There are times that the FCC, though its Daily Releases, appears to be trying to make a point.  And Friday was one of those days, when it simultaneously released four separate orders, each fining the owner of a tower used for communications purposes for failures to maintain the required tower lights on those towers.  Three of the fines were for $8000, and one for $6000, and three were against broadcasters and one was against a non-broadcast licensee.  The facts of each of the cases are slightly different – but together they make clear that the FCC demands that tower lights be maintained in operating condition, and will take few excuses for the failure of those lights to remain operational during required operating hours.

Two of the cases are particularly instructive as to the strict liability of the tower owner.  In one case, the owner of the tower argued that it should not be fined, as it maintained a system to monitor tower lights, a system that had just been inspected and found to be in operating condition a few days before the FCC inspection which discovered that a light was out on the tower.  Such monitoring systems are permitted by the rules as a substitute for daily visual monitoring of a tower’s lights.  However, the FCC found that the station was not being fined for the failure to monitor the tower lights (as that obligation was met through the automatic monitoring system), but instead for the failure of the lights to be lit –a strict liability standard seems to be used to justify the fine.

In another of the cases, a licensee had three towers in a row in close proximity, and asked the FAA for permission to extinguish the lights on the middle tower, while maintaining those lights on the two end towers.  The broadcaster thought that it had received permission to make that change, but never received confirmation from the FAA that the obligation to light the middle tower had been removed.  The decision finds that the FAA in fact never removed the lighting condition for the middle tower.  The moral of the story – get government authority in writing or face the consequences.

The other two decisions (here and here) were less noteworthy – licensees caught with tower lights out, and promptly fixed them, but the fix was not enough to get the FCC to back off the fines.  The FCC’s message – if we find a problem, you are supposed to fix it, and the fact that you did doesn’t excuse the problem that existed in the first place.

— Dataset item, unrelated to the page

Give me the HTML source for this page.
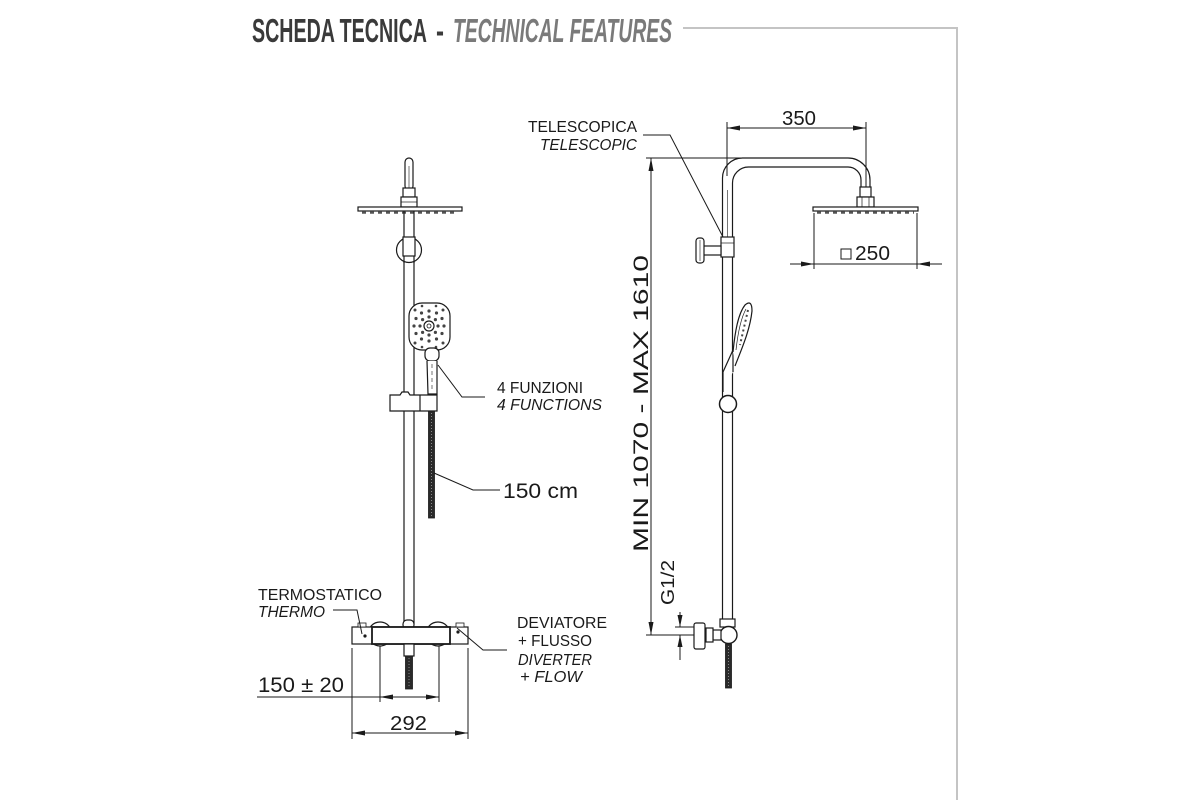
<!DOCTYPE html>
<html><head><meta charset="utf-8"><style>
html,body{margin:0;padding:0;background:#fff;}
svg{display:block;}
text{font-family:"Liberation Sans",sans-serif;fill:#1a1a1a;}
</style></head><body>
<svg width="1200" height="800" viewBox="0 0 1200 800" xmlns="http://www.w3.org/2000/svg">
<rect width="1200" height="800" fill="#fff"/>
<!-- Header -->
<text x="252" y="42" font-size="33" font-weight="bold" textLength="175" lengthAdjust="spacingAndGlyphs" style="fill:#3a3a3a">SCHEDA TECNICA</text>
<text x="436" y="42" font-size="33" font-weight="bold" textLength="8" lengthAdjust="spacingAndGlyphs" style="fill:#3a3a3a">-</text>
<text x="453" y="42" font-size="33" font-weight="bold" font-style="italic" textLength="219" lengthAdjust="spacingAndGlyphs" style="fill:#7a7a7a">TECHNICAL FEATURES</text>
<polyline points="683,28 957,28 957,800" fill="none" stroke="#c4c4c4" stroke-width="2"/>

<g fill="none" stroke="#1a1a1a" stroke-width="1.2">
<!-- ============ LEFT VIEW ============ -->
<!-- top pipe with rounded tip -->
<rect x="405" y="158" width="8" height="32" rx="4" fill="#fff"/>
<line x1="409" y1="166" x2="409" y2="188" stroke-width="0.6"/>
<rect x="403" y="188" width="12" height="9" fill="#fff"/>
<rect x="401" y="197" width="16" height="10" fill="#fff"/>
<line x1="401" y1="202" x2="417" y2="202" stroke-width="0.7"/>
<!-- head plate -->
<rect x="358" y="207" width="104" height="4" fill="#fff"/>
<line x1="362" y1="212.5" x2="458" y2="212.5" stroke="#555" stroke-width="2.5" stroke-dasharray="4 4"/>
<!-- main pipe -->
<line x1="404" y1="211" x2="404" y2="624"/>
<line x1="414" y1="211" x2="414" y2="624"/>
<!-- bracket -->
<circle cx="409" cy="250" r="12.5" fill="#fff"/>
<rect x="403" y="237" width="12" height="19" fill="#fff"/>
<line x1="404" y1="256" x2="404" y2="263"/>
<line x1="414" y1="256" x2="414" y2="263"/>
<!-- hand shower head -->
<rect x="409" y="303" width="41" height="47" rx="13" fill="#fff"/>
<circle cx="429" cy="326" r="5"/>
<circle cx="429" cy="326" r="2" stroke-width="0.8"/>
</g>
<g fill="#444">
<circle cx="438" cy="326" r="1.6"/><circle cx="435.4" cy="332.4" r="1.6"/><circle cx="429" cy="335" r="1.6"/><circle cx="422.6" cy="332.4" r="1.6"/>
<circle cx="420" cy="326" r="1.6"/><circle cx="422.6" cy="319.6" r="1.6"/><circle cx="429" cy="317" r="1.6"/><circle cx="435.4" cy="319.6" r="1.6"/>
<circle cx="444" cy="326" r="1.6"/><circle cx="442" cy="333.5" r="1.6"/><circle cx="436.5" cy="339" r="1.6"/><circle cx="429" cy="341" r="1.6"/>
<circle cx="421.5" cy="339" r="1.6"/><circle cx="416" cy="333.5" r="1.6"/><circle cx="414" cy="326" r="1.6"/><circle cx="416" cy="318.5" r="1.6"/>
<circle cx="421.5" cy="313" r="1.6"/><circle cx="429" cy="311" r="1.6"/><circle cx="436.5" cy="313" r="1.6"/><circle cx="442" cy="318.5" r="1.6"/>
<circle cx="415" cy="310" r="1.5"/><circle cx="443" cy="310" r="1.5"/><circle cx="415" cy="343" r="1.5"/><circle cx="443" cy="343" r="1.5"/>
<circle cx="422" cy="306" r="1.3"/><circle cx="436" cy="306" r="1.3"/><circle cx="422" cy="347" r="1.3"/><circle cx="436" cy="347" r="1.3"/>
</g>
<g fill="none" stroke="#1a1a1a" stroke-width="1.2">
<!-- handle -->
<rect x="425" y="348" width="14" height="13" rx="5" fill="#fff"/>
<path d="M427,361 L428,394 L437,394 L437,361" fill="#fff"/>
<line x1="432" y1="364" x2="432" y2="390" stroke-width="0.6" stroke-dasharray="4 3"/>
<!-- slider -->
<path d="M390,395 L400,395 L402,392 L408,392 L410,395 L437,395 L437,411 L390,411 Z" fill="#fff"/>
<line x1="420" y1="395" x2="420" y2="411"/>
<!-- hose -->
<rect x="428.5" y="411" width="6" height="107" fill="#2a2a2a" stroke-width="0.8"/>
<line x1="431.5" y1="413" x2="431.5" y2="516" stroke="#888" stroke-width="1" stroke-dasharray="1 2"/>

<!-- mixer -->
<circle cx="380" cy="634" r="12" fill="#fff"/>
<circle cx="438" cy="634" r="12" fill="#fff"/>
<rect x="403" y="620" width="11" height="9" rx="4" fill="#fff"/>
<rect x="352" y="627" width="116" height="17" fill="#fff"/>
<rect x="372" y="627" width="78" height="17" fill="#fff" stroke-width="1.8"/>
<rect x="358" y="623" width="8" height="4" fill="#fff" stroke-width="0.8"/>
<rect x="456" y="623" width="8" height="4" fill="#fff" stroke-width="0.8"/>
<circle cx="365" cy="636" r="1" fill="#1a1a1a"/>
<circle cx="458" cy="632" r="1" fill="#1a1a1a"/>
<rect x="404" y="644" width="10" height="12" fill="#fff"/>
<rect x="405.5" y="656" width="7" height="33" fill="#2a2a2a" stroke-width="0.8"/>
<line x1="409" y1="658" x2="409" y2="687" stroke="#888" stroke-width="1" stroke-dasharray="1 2"/>
</g>

<!-- left dimensions & leaders -->
<g fill="none" stroke="#1a1a1a" stroke-width="1">
<polyline points="438,365 462,397 485,397"/>
<polyline points="434,473 473,490 500,490"/>
<polyline points="333,610 357,610 362,634"/>
<polyline points="457,628 483,650 507,650"/>
<line x1="352" y1="648" x2="352" y2="739"/>
<line x1="468" y1="648" x2="468" y2="739"/>
<line x1="380" y1="646" x2="380" y2="702"/>
<line x1="439" y1="646" x2="439" y2="702"/>
<line x1="257" y1="697" x2="439" y2="697"/>
<line x1="352" y1="733" x2="468" y2="733"/>
</g>
<g fill="#1a1a1a">
<polygon points="380,697 393,694.5 393,699.5"/>
<polygon points="439,697 426,694.5 426,699.5"/>
<polygon points="352,733 365,730.5 365,735.5"/>
<polygon points="468,733 455,730.5 455,735.5"/>
</g>

<text x="497" y="393" font-size="15.5" textLength="86" lengthAdjust="spacingAndGlyphs">4 FUNZIONI</text>
<text x="497" y="410" font-size="15.5" font-style="italic" textLength="105" lengthAdjust="spacingAndGlyphs">4 FUNCTIONS</text>
<text x="503" y="498" font-size="21" textLength="75" lengthAdjust="spacingAndGlyphs">150 cm</text>
<text x="258" y="600" font-size="16" textLength="124" lengthAdjust="spacingAndGlyphs">TERMOSTATICO</text>
<text x="258" y="617" font-size="16" font-style="italic" textLength="67" lengthAdjust="spacingAndGlyphs">THERMO</text>
<text x="517" y="628" font-size="16" textLength="90" lengthAdjust="spacingAndGlyphs">DEVIATORE</text>
<text x="518" y="646" font-size="16" textLength="74" lengthAdjust="spacingAndGlyphs">+ FLUSSO</text>
<text x="518" y="665" font-size="16" font-style="italic" textLength="74" lengthAdjust="spacingAndGlyphs">DIVERTER</text>
<text x="520" y="682" font-size="16" font-style="italic" textLength="62" lengthAdjust="spacingAndGlyphs">+ FLOW</text>
<text x="258" y="692" font-size="21" textLength="86" lengthAdjust="spacingAndGlyphs">150 ± 20</text>
<text x="390" y="730" font-size="20" textLength="37" lengthAdjust="spacingAndGlyphs">292</text>

<!-- ============ RIGHT VIEW ============ -->
<g fill="none" stroke="#1a1a1a" stroke-width="1.2">
<!-- arm -->
<path d="M722.5,240 L722.5,178 A20,20 0 0 1 742.5,158 L848,158 A22,22 0 0 1 870,180 L870,188"/>
<path d="M732.5,238 L732.5,183 A16,16 0 0 1 748.5,167 L848,167 A13,13 0 0 1 861,180 L861,188"/>
<line x1="727.5" y1="190" x2="727.5" y2="237" stroke-width="0.6"/>
<!-- head nut and plate -->
<rect x="860" y="187" width="11" height="10" fill="#fff"/>
<rect x="857" y="197" width="17" height="10" fill="#fff"/>
<line x1="862" y1="197" x2="862" y2="207" stroke-width="0.7"/>
<line x1="869" y1="197" x2="869" y2="207" stroke-width="0.7"/>
<rect x="813" y="207" width="105" height="4" fill="#fff"/>
<line x1="817" y1="212.5" x2="914" y2="212.5" stroke="#555" stroke-width="2.5" stroke-dasharray="4 4"/>
<!-- telescopic joint & valve -->
<rect x="721" y="237" width="13" height="20" fill="#fff"/>
<line x1="721" y1="243" x2="734" y2="243" stroke-width="0.7"/>
<rect x="703" y="246" width="18" height="9" fill="#fff"/>
<rect x="696" y="238" width="8" height="25" rx="3" fill="#fff"/>
<line x1="700" y1="240" x2="700" y2="261" stroke-width="0.6"/>
<!-- main pipe -->
<line x1="722.5" y1="257" x2="722.5" y2="622"/>
<line x1="732.5" y1="257" x2="732.5" y2="622"/>
<!-- hand shower -->
<path d="M723,392 L723,372 L733,350 L733,372" fill="#fff"/>
<path d="M733,352 C735,332 738,314 745,305 Q752,299 752,311 C750,330 742,348 735,366" fill="#fff"/>
<path d="M736,350 C738,332 741,318 746,309" stroke-width="0.7"/>
<line x1="748" y1="310" x2="740" y2="345" stroke="#444" stroke-width="2" stroke-dasharray="2 3"/>
<circle cx="728" cy="404" r="8.5" fill="#fff" stroke-width="1.5"/>
<!-- lower connection -->
<rect x="720" y="619" width="15" height="8" fill="#fff"/>
<circle cx="728.5" cy="635" r="8.5" fill="#fff" stroke-width="1.4"/>
<rect x="713" y="630" width="8" height="10" fill="#fff"/>
<rect x="706" y="628" width="7" height="14" fill="#fff"/>
<rect x="694" y="623" width="11" height="26" rx="2" fill="#fff"/>
<rect x="725.5" y="644" width="6" height="44" fill="#2a2a2a" stroke-width="0.8"/>
<line x1="728.5" y1="646" x2="728.5" y2="686" stroke="#888" stroke-width="1" stroke-dasharray="1 2"/>
</g>

<!-- right dimensions -->
<g fill="none" stroke="#1a1a1a" stroke-width="1">
<line x1="727" y1="122" x2="727" y2="176"/>
<line x1="866" y1="122" x2="866" y2="187"/>
<line x1="727" y1="128" x2="866" y2="128"/>
<line x1="814" y1="213" x2="814" y2="269"/>
<line x1="917" y1="213" x2="917" y2="269"/>
<line x1="790" y1="264" x2="942" y2="264"/>
<line x1="646" y1="158" x2="745" y2="158"/>
<line x1="651" y1="158" x2="651" y2="635"/>
<line x1="646" y1="635" x2="694" y2="635"/>
<line x1="675" y1="627" x2="694" y2="627"/>
<line x1="680" y1="612" x2="680" y2="627"/>
<line x1="680" y1="635" x2="680" y2="660"/>
<polyline points="643,135 670,135 723,237"/>
</g>
<g fill="#1a1a1a">
<polygon points="727,128 740,125.5 740,130.5"/>
<polygon points="866,128 853,125.5 853,130.5"/>
<polygon points="814,264 801,261.5 801,266.5"/>
<polygon points="917,264 930,261.5 930,266.5"/>
<polygon points="651,158 648.5,171 653.5,171"/>
<polygon points="651,635 648.5,622 653.5,622"/>
<polygon points="680,627 677.5,615 682.5,615"/>
<polygon points="680,635 677.5,647 682.5,647"/>
</g>
<rect x="841" y="249" width="10" height="10" fill="none" stroke="#1a1a1a" stroke-width="1"/>
<text x="855" y="260" font-size="20" textLength="35" lengthAdjust="spacingAndGlyphs">250</text>
<text x="782" y="125" font-size="20" textLength="34" lengthAdjust="spacingAndGlyphs">350</text>
<text x="528" y="132" font-size="15.5" textLength="109" lengthAdjust="spacingAndGlyphs">TELESCOPICA</text>
<text x="540" y="150" font-size="15.5" font-style="italic" textLength="97" lengthAdjust="spacingAndGlyphs">TELESCOPIC</text>
<text transform="translate(648,552) rotate(-90)" x="0" y="0" font-size="21" textLength="297" lengthAdjust="spacingAndGlyphs">MIN  1070  -  MAX 1610</text>
<text transform="translate(674,605) rotate(-90)" x="0" y="0" font-size="18" textLength="45" lengthAdjust="spacingAndGlyphs">G1/2</text>
</svg>
</body></html>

The release of these four decisions on the same day, whether coincidence or intentional, sure sends the message that the FCC is very concerned with tower lighting issues.  Repeatedly, in meetings in Washington DC and in state broadcaster meetings across the country where FCC field office agents have been present, I have heard FCC employees make the point to say that health and safety issues are a top priority – and tower lighting sure qualifies as a safety issue.  So check your procedures now to assure that your systems for monitoring your tower lights are in working order, and that the lights are in fact operational – or face the potential for FCC action.